Input values to the model (known by customer)
Output values used to train the model (of interest to the customer)
Input values not included in the model (note, any numerically possible calculations are indicated)
The 2017.csv data was prepared for modeling in the following manner.
Each model was built and scored from the same source data. Scoring was reviewed for Canceled, Diverted and Delayed model outputs. None of the models showed any capability for predicting canceled or diverted flights. Model details are presented in the order of best to worst model precision:
Description | Value |
---|---|
Overall Accuracy | 0.87 |
Precision of Not Delayed Outcome | 0.89 |
Precision of Delayed Outcome | 0.31 |
----- | ----- |
Truth - # of flights without delays | 4087 |
Predicted - # of flights without delays | 4434 |
Truth - # of flights with delays | 535 |
Predicted - # of flights with delays | 188 |
Description | Value |
---|---|
Overall Accuracy | 0.87 |
Precision of Not Delayed Outcome | 0.89 |
Precision of Delayed Outcome | 0.30 |
----- | ----- |
Truth - # of flights without delays | 4087 |
Predicted - # of flights without delays | 4448 |
Truth - # of flights with delays | 535 |
Predicted - # of flights with delays | 174 |
Description | Value |
---|---|
Overall Accuracy | 0.88 |
Precision of Not Delayed Outcome | 0.88 |
Precision of Delayed Outcome | 0.25 |
----- | ----- |
Truth - # of flights without delays | 4087 |
Predicted - # of flights without delays | 4618 |
Truth - # of flights with delays | 535 |
Predicted - # of flights with delays | 4 |
Description | Value |
---|---|
Overall Accuracy | 0.12 |
Precision of Not Delayed Outcome | 0 |
Precision of Delayed Outcome | 0.12 |
----- | ----- |
Truth - # of flights without delays | 4087 |
Predicted - # of flights without delays | 0 |
Truth - # of flights with delays | 535 |
Predicted - # of flights with delays | 4622 |
Ideally a predictive model of flight cancellations, diversions, and delays would provide at least 70% accuracy and 70% precision. Several of the investigated models met the accuracy requirement, but none of them met the precision requirement. The accuracy requirement was met because the data set was heavily skewed with flights that were not canceled, diverted or delayed. As result models that biased the results toward no disruptions would have a reasonable accuracy score. Evidence for this can be seen in the overall accuracy and precision of not delayed outcomes matching within a few percentage points for all but the neural network model. More interesting were the precision scores for predicting delayed outcomes. Precision is a measure of how well the model reproduces each possible outcome. For the intended purpose of the model the precision of predicting cancellations, diversions and delays is the best indicator of model suitability. None of the models exceeded 70% precision on predicting flight disruptions and should be discarded.

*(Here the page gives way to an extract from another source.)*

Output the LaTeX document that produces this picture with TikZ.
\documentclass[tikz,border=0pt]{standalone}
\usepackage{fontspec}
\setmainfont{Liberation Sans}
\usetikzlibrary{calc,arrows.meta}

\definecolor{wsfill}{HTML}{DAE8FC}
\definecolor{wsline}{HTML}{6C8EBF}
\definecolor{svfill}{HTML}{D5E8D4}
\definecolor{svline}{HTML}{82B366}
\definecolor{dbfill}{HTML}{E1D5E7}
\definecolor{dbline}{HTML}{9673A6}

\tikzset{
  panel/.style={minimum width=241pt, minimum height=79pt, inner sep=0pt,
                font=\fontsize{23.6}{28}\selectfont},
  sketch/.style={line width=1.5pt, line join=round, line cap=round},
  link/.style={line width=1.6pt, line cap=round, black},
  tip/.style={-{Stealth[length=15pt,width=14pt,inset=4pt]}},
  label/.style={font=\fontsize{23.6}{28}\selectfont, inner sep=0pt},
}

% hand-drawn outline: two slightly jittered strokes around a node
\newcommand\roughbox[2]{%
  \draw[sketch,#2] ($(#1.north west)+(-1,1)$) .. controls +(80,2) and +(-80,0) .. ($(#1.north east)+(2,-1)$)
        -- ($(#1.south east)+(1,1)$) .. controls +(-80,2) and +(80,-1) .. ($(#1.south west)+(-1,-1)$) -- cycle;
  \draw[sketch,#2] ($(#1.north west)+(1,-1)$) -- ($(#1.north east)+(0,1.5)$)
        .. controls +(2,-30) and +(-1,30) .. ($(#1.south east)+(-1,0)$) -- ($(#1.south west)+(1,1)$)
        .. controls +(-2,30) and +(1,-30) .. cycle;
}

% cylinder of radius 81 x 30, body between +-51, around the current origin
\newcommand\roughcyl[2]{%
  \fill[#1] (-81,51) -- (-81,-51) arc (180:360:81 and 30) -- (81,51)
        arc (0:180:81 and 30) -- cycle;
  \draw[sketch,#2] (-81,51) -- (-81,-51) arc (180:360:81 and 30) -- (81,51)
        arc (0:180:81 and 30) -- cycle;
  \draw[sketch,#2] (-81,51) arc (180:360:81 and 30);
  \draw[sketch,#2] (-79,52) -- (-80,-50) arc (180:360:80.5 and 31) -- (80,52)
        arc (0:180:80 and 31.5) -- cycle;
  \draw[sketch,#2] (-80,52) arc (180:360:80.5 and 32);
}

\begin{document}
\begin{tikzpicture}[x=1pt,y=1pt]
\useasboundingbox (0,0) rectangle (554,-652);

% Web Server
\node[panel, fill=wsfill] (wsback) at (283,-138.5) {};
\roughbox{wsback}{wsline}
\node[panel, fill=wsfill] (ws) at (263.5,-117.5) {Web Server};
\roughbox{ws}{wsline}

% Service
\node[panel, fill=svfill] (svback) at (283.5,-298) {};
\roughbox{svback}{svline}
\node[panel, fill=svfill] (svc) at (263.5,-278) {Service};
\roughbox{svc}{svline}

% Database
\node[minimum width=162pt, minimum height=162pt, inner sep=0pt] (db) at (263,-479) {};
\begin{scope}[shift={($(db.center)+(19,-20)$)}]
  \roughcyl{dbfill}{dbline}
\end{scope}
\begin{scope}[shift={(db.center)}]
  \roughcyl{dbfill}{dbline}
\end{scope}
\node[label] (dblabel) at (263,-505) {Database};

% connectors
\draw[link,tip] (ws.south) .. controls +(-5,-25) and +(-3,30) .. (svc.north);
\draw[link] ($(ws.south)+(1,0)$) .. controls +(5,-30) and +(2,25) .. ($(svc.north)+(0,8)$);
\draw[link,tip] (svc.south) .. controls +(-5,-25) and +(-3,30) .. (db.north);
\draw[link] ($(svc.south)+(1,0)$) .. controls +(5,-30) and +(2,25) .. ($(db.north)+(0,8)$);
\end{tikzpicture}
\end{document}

In the interest of educating ourselves further in building/using predictive models, the random forest classifier model was further developed. Model preparation was completed as before, but hyperparameter tuning was added to further refine the model.
# Hyperparamter tuning
model = RandomForestClassifier(n_jobs=-1)
param_grid = {
'n_estimators': [100, 1000, 5000],
'max_features': ['sqrt', 'log2']
}
grid = GridSearchCV(estimator=model, param_grid=param_grid, scoring='accuracy')

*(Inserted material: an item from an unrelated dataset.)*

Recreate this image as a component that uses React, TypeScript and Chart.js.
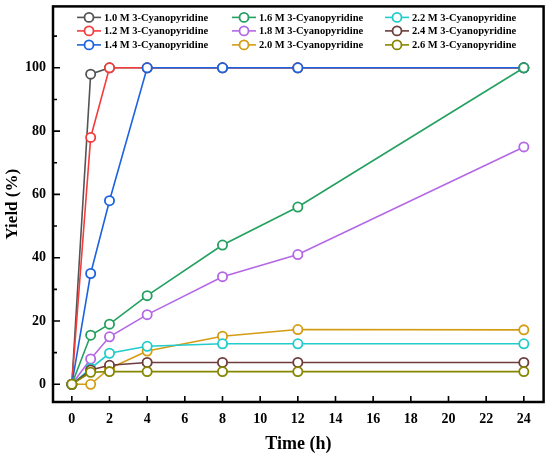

grid.fit(X_train, y_train)
grid.best_params_
# Result: {'max_features': 'sqrt', 'n_estimators': 5000}
# Build final model
best_model = RandomForestClassifier(n_estimators=5000, max_features= 'sqrt', n_jobs=-1)

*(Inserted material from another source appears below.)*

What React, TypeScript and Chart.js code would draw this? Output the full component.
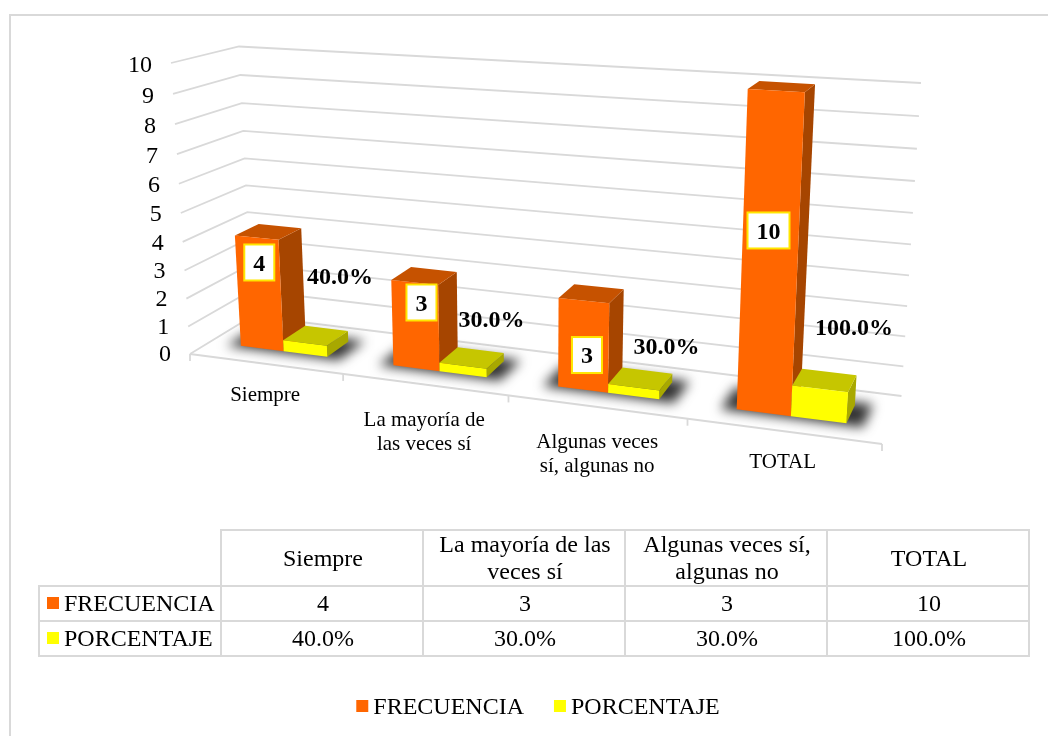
import React, { useEffect, useRef } from "react";
import { Chart, registerables } from "chart.js";

Chart.register(...registerables);

const CATEGORIES = ["Siempre", "La mayoría de las veces sí", "Algunas veces sí, algunas no", "TOTAL"];
const AXIS_LABEL_LINES = [["Siempre"], ["La mayoría de", "las veces sí"], ["Algunas veces", "sí, algunas no"], ["TOTAL"]];
const FRECUENCIA = [4, 3, 3, 10];
const PORCENTAJE = [0.4, 0.3, 0.3, 1];
const SERIES_NAMES = ["FRECUENCIA", "PORCENTAJE"];
const fmtPct = (v: number) => (v * 100).toFixed(1) + "%";

const FONT = '"Liberation Serif", "Times New Roman", serif';
const ORANGE = { front: "#FF6600", top: "#C65200", side: "#A64500" };
const YELLOW = { front: "#FFFF00", top: "#C6C600", side: "#A8A800" };
const GRID = "#D9D9D9";

// Perspective box of the 3D plot (screen corners of the walls and floor).
const BOX = {
  fbl: [190, 354], ftl: [171, 63], fbr: [882, 444], ftr: [901, 105],
  bbl: [252.5, 316], btl: [239, 46.5], bbr: [901.5, 396], btr: [921, 83],
};
const PX = 0.8526; // horizontal foreshortening
const PV = 0.94; // vertical foreshortening
const W0 = 0.32; // bar depth range
const W1 = 0.7;

const lerp = (a: number[], b: number[], t: number) => [a[0] + (b[0] - a[0]) * t, a[1] + (b[1] - a[1]) * t];
function project(u: number, v: number, w: number) {
  const f = (PX * u) / (1 + (PX - 1) * u);
  const g = (PV * v) / (1 + (PV - 1) * v);
  const fb = lerp(BOX.fbl, BOX.fbr, f);
  const ft = lerp(BOX.ftl, BOX.ftr, f);
  const bb = lerp(BOX.bbl, BOX.bbr, f);
  const bt = lerp(BOX.btl, BOX.btr, f);
  return lerp(lerp(fb, ft, g), lerp(bb, bt, g), w);
}

// Hand-placed label offsets relative to their bar's top-front centre.
const VALUE_OFFSET = [[2.7, 24.8], [6.9, 19.9], [3.2, 54.4], [-7.6, 139.9]];
const PCT_OFFSET = [[35.1, -66.1], [28.6, -45.7], [32.8, -40.2], [34, -60.9]];
const CAT_OFFSET = [[0, 32], [0, 36], [1, 36], [0, 31]];
const CAT_LINE_STEP = 24;

function poly(ctx: CanvasRenderingContext2D, pts: number[][], fill: string) {
  ctx.beginPath();
  pts.forEach((p, i) => (i ? ctx.lineTo(p[0], p[1]) : ctx.moveTo(p[0], p[1])));
  ctx.closePath();
  ctx.fillStyle = fill;
  ctx.fill();
}
function line(ctx: CanvasRenderingContext2D, pts: number[][]) {
  ctx.beginPath();
  pts.forEach((p, i) => (i ? ctx.lineTo(p[0], p[1]) : ctx.moveTo(p[0], p[1])));
  ctx.stroke();
}

const scene3d = {
  id: "scene3d",
  beforeDatasetsDraw(chart: any) {
    const ctx: CanvasRenderingContext2D = chart.ctx;
    const xs = chart.scales.x;
    const ys = chart.scales.y;
    const U = (px: number) => (px - xs.left) / xs.width;
    const V = (py: number) => (ys.bottom - py) / ys.height;
    const n = chart.data.labels.length;
    ctx.save();

    // Walls: gridlines and value labels.
    ctx.strokeStyle = GRID;
    ctx.lineWidth = 1.8;
    ys.ticks.forEach((t: any) => {
      const v = V(ys.getPixelForValue(t.value));
      const a = project(0, v, 0);
      line(ctx, [a, project(0, v, 1), project(1, v, 1)]);
      ctx.fillStyle = "#000";
      ctx.font = `24px ${FONT}`;
      ctx.textAlign = "right";
      ctx.textBaseline = "middle";
      ctx.fillText(String(t.label), a[0] - 19, a[1] + 1 + 2 * v);
    });
    // Floor front edge with category ticks.
    line(ctx, [project(0, 0, 0), project(1, 0, 0)]);
    for (let i = 0; i <= n; i++) {
      const p = project(i / n, 0, 0);
      line(ctx, [p, [p[0], p[1] + 7]]);
    }

    // Category labels.
    ctx.font = `21px ${FONT}`;
    ctx.fillStyle = "#000";
    ctx.textAlign = "center";
    AXIS_LABEL_LINES.forEach((lines, i) => {
      const p = project(U(xs.getPixelForValue(i)), 0, 0);
      lines.forEach((s, k) => ctx.fillText(s, p[0] + CAT_OFFSET[i][0], p[1] + CAT_OFFSET[i][1] + k * CAT_LINE_STEP));
    });

    const bars = [chart.getDatasetMeta(0).data, chart.getDatasetMeta(1).data];

    // Floor shadows.
    ctx.filter = "blur(6px)";
    for (let i = 0; i < n; i++) {
      const a = bars[0][i];
      const b = bars[1][i];
      const u0 = U(a.x - a.width / 2) - 0.02;
      const u1 = U(b.x + b.width / 2) + 0.022;
      poly(ctx, [project(u0, 0, W0 - 0.04), project(u1, 0, W0 - 0.04), project(u1, 0, W1 + 0.06), project(u0, 0, W1 + 0.06)], "#333333");
    }
    ctx.filter = "none";

    // Bars.
    for (let i = 0; i < n; i++) {
      [0, 1].forEach((d) => {
        const el = bars[d][i];
        const c = d === 0 ? ORANGE : YELLOW;
        const u0 = U(el.x - el.width / 2);
        const u1 = U(el.x + el.width / 2);
        const v = V(el.y);
        poly(ctx, [project(u1, 0, W0), project(u1, 0, W1), project(u1, v, W1), project(u1, v, W0)], c.side);
        poly(ctx, [project(u0, v, W0), project(u1, v, W0), project(u1, v, W1), project(u0, v, W1)], c.top);
        poly(ctx, [project(u0, 0, W0), project(u1, 0, W0), project(u1, v, W0), project(u0, v, W0)], c.front);
      });
    }

    // Data labels.
    ctx.textAlign = "center";
    ctx.textBaseline = "middle";
    ctx.font = `bold 24px ${FONT}`;
    for (let i = 0; i < n; i++) {
      const a = bars[0][i];
      const pa = project(U(a.x), V(a.y), W0);
      const cx = pa[0] + VALUE_OFFSET[i][0];
      const cy = pa[1] + VALUE_OFFSET[i][1];
      const text = String(chart.data.datasets[0].data[i]);
      const hw = (ctx.measureText(text).width + 18) / 2;
      ctx.fillStyle = "#FFF";
      ctx.fillRect(cx - hw, cy - 18, hw * 2, 36);
      ctx.strokeStyle = "#FFE600";
      ctx.lineWidth = 2;
      ctx.strokeRect(cx - hw, cy - 18, hw * 2, 36);
      ctx.fillStyle = "#000";
      ctx.fillText(text, cx, cy + 2);

      const b = bars[1][i];
      const pb = project(U(b.x), V(b.y), W0);
      ctx.fillText(fmtPct(chart.data.datasets[1].data[i]), pb[0] + PCT_OFFSET[i][0], pb[1] + PCT_OFFSET[i][1] + 1);
    }

    // Legend.
    ctx.font = `24px ${FONT}`;
    ctx.textAlign = "left";
    const gap = 5;
    const swatch = 12;
    const between = 30;
    const widths = chart.data.datasets.map((d: any) => ctx.measureText(d.label).width + swatch + gap);
    let lx = 538 - (widths[0] + widths[1] + between) / 2;
    chart.data.datasets.forEach((d: any, i: number) => {
      ctx.fillStyle = d.backgroundColor;
      ctx.fillRect(lx, 700, swatch, swatch);
      ctx.fillStyle = "#000";
      ctx.fillText(d.label, lx + swatch + gap, 708);
      lx += widths[i] + between;
    });

    ctx.restore();
    return false;
  },
};

const cell: React.CSSProperties = {
  border: `2px solid ${GRID}`,
  textAlign: "center",
  padding: "0 0 0 2px",
  verticalAlign: "middle",
  boxSizing: "border-box",
};

export default function App() {
  const ref = useRef<HTMLCanvasElement>(null);
  useEffect(() => {
    const chart = new Chart(ref.current!, {
      type: "bar",
      data: {
        labels: CATEGORIES,
        datasets: [
          { label: SERIES_NAMES[0], data: FRECUENCIA, backgroundColor: ORANGE.front, categoryPercentage: 0.576, barPercentage: 1 },
          { label: SERIES_NAMES[1], data: PORCENTAJE, backgroundColor: YELLOW.front, categoryPercentage: 0.576, barPercentage: 1 },
        ],
      },
      options: {
        responsive: false,
        animation: false,
        layout: { padding: { left: 170, right: 120, top: 60, bottom: 380 } },
        plugins: { legend: { display: false }, tooltip: { enabled: false } },
        scales: {
          x: { ticks: { display: false }, grid: { display: false }, border: { display: false } },
          y: { min: 0, max: 10, ticks: { display: false, stepSize: 1 }, grid: { display: false }, border: { display: false } },
        },
      },
      plugins: [scene3d],
    } as any);
    return () => chart.destroy();
  }, []);

  return (
    <div style={{ position: "absolute", left: 0, top: 0, width: 1048, height: 736, overflow: "hidden", background: "#fff", fontFamily: FONT, color: "#000" }}>
      <div style={{ position: "absolute", left: 9, top: 14, width: 1300, height: 1000, border: `2px solid ${GRID}` }} />
      <canvas ref={ref} width={1048} height={736} style={{ position: "absolute", left: 0, top: 0, display: "block" }} />
      <table style={{ position: "absolute", left: 38, top: 529, width: 991, borderCollapse: "collapse", tableLayout: "fixed", fontSize: 24, lineHeight: "27px" }}>
        <colgroup>
          <col style={{ width: 182 }} />
          {CATEGORIES.map((c) => <col key={c} style={{ width: 202 }} />)}
        </colgroup>
        <tbody>
          <tr style={{ height: 54 }}>
            <td style={{ ...cell, borderTop: "none", borderLeft: "none" }} />
            {CATEGORIES.map((c) => <td key={c} style={cell}>{c}</td>)}
          </tr>
          {[FRECUENCIA, PORCENTAJE].map((vals, r) => (
            <tr key={r} style={{ height: 35 }}>
              <td style={{ ...cell, padding: 0, textAlign: "left", whiteSpace: "nowrap" }}>
                <span style={{ display: "inline-block", width: 12, height: 12, margin: "0 5px 0 7px", position: "relative", top: -2, background: r === 0 ? ORANGE.front : YELLOW.front }} />
                {SERIES_NAMES[r]}
              </td>
              {vals.map((v, i) => <td key={i} style={cell}>{r === 0 ? v : fmtPct(v)}</td>)}
            </tr>
          ))}
        </tbody>
      </table>
    </div>
  );
}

best_model.fit(X_train, y_train)
The results of building the final model with 2017 training data and testing with 2017 test data were:
The following dashboard shows how well the model predicted the 2017 test data. There is very little overlap between real and predicted results indicating that the model was insufficient.
Go to Tableau
Despite the low precision of the model, the team wanted to explore what would happen if the model was applied to 2018 flight data. Several issues arose immediately upon applying model's one-hot-encoding transformation to the new data set. 3 new airlines and 3 new destinations were added to the Tucson International airport schedule. The model could not be applied to any data associated with the new features (2823 of 18223 flights for the year). In order to move forward the 2018 was split into two arrays: data that could be applied to the model and data that could not. The data that could be applied to the model was then used to generate model predictions. The results of the predictions were:
Description | Value |
---|---|
Overall Accuracy | 0.91 |
Precision of Not Delayed Outcome | 0.91 |
Precision of Delayed Outcome | 0 |
----- | ----- |
Truth - # of flights without delays | 13982 |
Predicted - # of flights without delays | 15400 |
Truth - # of flights with delays | 1418 |
Predicted - # of flights with delays | 0 |
The precision of 2018 predicted delays was 0 using this model. At first, the results were questioned and a code inspection was run to identify any errors. None were found. Reflecting upon what the results meant, we realized that the addition of 2823 flights to the schedule would have severely impacted the flight schedules of the other 15400 departing flights. As a result, any models created with data prior to the addition of new airlines and destinations would nullify their predictive results event if those predictions were any good in the first place. In addition to the new flights, the TUS airport remodeled both terminals, including remapping of airline gates between June 2016 and November 2017. This would have also impacted the ability of the model to create valid predictions.
Early on in the project the decision was made to analyze Tucson International Airport flights because of the airport's small size and small number of flights compared to other airports. This was done because transferring large data files and building models from large data sets takes a significant amount of time and computing resources. The discovery that the TUS airport experienced significant changes in 2017 and 2018 did not occur until the modeling was complete. However, the team recognized that the poor precision scores produced by the model were indicative of something important and further investigation provided a reasonable explanation. The TUS airport simply had too many changes over the time frame to reliably construct a predictive model. It is unknown, how well this modeling approach would succeed on data from another airport that did not undergo such drastic changes. That would be interesting to investigate further.
The full data set available on Kaggle provides flight performance data for each year between 2009 and 2018.